- SUPPLIED MATERIAL
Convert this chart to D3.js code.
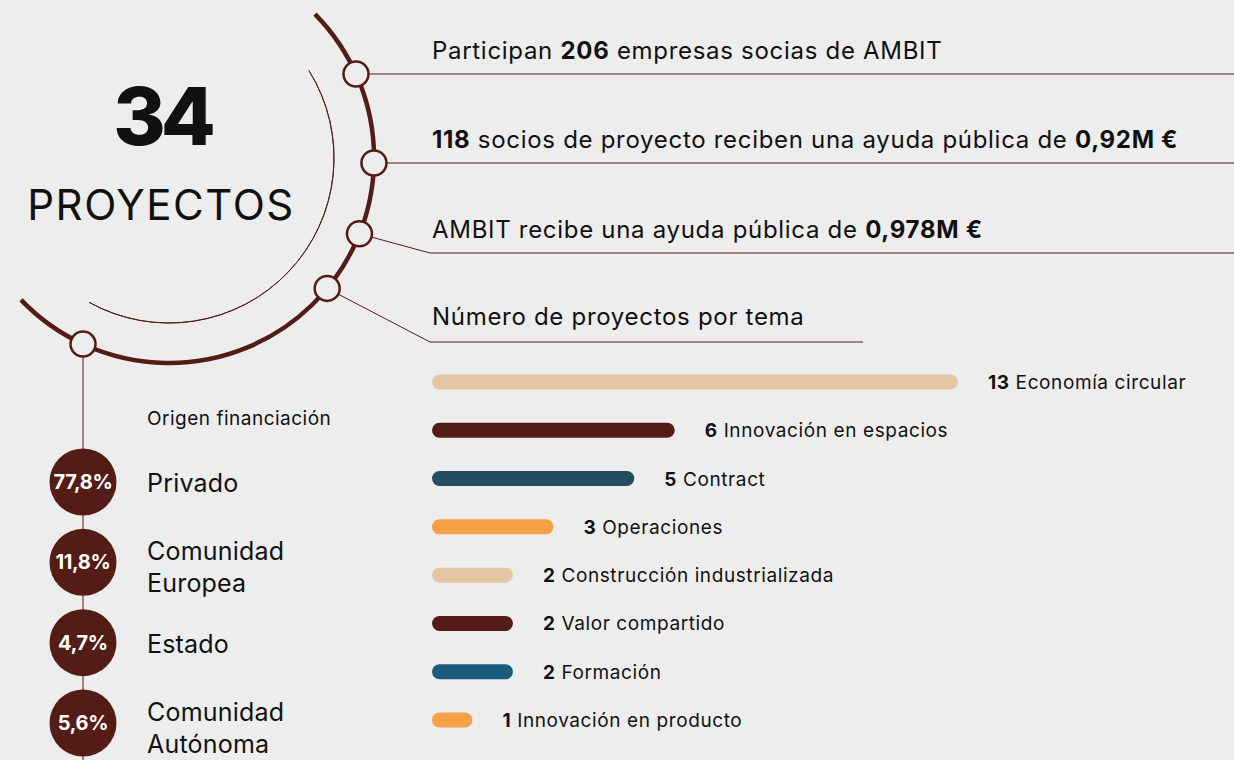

--

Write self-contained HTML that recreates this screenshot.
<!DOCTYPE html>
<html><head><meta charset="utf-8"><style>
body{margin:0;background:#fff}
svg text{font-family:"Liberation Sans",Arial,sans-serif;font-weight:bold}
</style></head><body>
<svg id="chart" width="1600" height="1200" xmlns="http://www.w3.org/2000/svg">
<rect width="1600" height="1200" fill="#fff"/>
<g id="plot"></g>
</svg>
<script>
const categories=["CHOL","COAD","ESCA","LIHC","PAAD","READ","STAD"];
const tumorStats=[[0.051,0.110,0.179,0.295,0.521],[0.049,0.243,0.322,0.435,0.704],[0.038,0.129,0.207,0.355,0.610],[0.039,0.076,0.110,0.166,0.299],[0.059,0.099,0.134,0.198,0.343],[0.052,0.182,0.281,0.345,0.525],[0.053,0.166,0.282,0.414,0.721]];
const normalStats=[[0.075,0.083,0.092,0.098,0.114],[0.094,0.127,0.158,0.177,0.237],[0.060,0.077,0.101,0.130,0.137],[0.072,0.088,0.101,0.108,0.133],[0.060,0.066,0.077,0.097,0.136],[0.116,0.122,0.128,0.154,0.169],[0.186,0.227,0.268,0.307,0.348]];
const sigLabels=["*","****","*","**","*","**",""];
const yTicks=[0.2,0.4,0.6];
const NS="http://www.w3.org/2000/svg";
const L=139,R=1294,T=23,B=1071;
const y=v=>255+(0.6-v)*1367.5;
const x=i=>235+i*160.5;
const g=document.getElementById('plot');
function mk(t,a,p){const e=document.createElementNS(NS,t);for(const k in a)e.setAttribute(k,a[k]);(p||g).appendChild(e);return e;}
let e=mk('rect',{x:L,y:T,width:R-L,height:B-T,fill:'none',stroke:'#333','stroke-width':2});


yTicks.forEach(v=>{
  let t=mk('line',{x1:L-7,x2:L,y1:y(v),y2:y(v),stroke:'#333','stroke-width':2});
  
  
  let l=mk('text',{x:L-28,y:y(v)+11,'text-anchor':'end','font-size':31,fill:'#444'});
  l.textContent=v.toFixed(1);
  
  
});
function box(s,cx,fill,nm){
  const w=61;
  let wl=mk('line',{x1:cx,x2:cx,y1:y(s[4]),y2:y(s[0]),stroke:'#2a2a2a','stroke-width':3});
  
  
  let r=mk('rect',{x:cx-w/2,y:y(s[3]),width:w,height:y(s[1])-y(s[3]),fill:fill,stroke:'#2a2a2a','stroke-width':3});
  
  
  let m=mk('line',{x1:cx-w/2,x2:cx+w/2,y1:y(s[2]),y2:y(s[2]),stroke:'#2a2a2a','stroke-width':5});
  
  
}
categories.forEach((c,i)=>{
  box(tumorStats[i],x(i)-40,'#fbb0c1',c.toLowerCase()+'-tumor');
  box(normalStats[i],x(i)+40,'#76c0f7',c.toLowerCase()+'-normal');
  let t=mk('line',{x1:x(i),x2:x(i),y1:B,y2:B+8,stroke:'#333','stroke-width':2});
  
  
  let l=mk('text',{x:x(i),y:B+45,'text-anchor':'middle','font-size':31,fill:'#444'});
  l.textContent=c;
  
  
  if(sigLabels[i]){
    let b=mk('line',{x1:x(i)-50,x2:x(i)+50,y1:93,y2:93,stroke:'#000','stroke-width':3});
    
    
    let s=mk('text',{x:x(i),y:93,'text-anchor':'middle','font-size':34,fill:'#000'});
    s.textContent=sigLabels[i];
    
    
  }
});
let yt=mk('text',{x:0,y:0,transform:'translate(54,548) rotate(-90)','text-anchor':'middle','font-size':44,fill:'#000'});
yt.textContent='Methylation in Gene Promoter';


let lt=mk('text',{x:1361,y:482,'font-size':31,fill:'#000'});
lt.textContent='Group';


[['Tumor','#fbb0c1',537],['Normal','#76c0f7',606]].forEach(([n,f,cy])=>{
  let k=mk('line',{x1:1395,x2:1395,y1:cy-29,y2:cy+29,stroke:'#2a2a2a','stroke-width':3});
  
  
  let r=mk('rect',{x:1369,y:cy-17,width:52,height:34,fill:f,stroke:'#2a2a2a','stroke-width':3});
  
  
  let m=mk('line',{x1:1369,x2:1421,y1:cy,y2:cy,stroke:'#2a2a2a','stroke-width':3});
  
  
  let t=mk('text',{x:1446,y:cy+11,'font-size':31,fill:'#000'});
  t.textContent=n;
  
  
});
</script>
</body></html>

- GIVEN REQUEST
Only lines with the string "chart" belong in your answer; copy each one.

- ANSWER BELOW
Convert this chart to D3.js code.
<svg id="chart" width="1600" height="1200" xmlns="http://www.w3.org/2000/svg">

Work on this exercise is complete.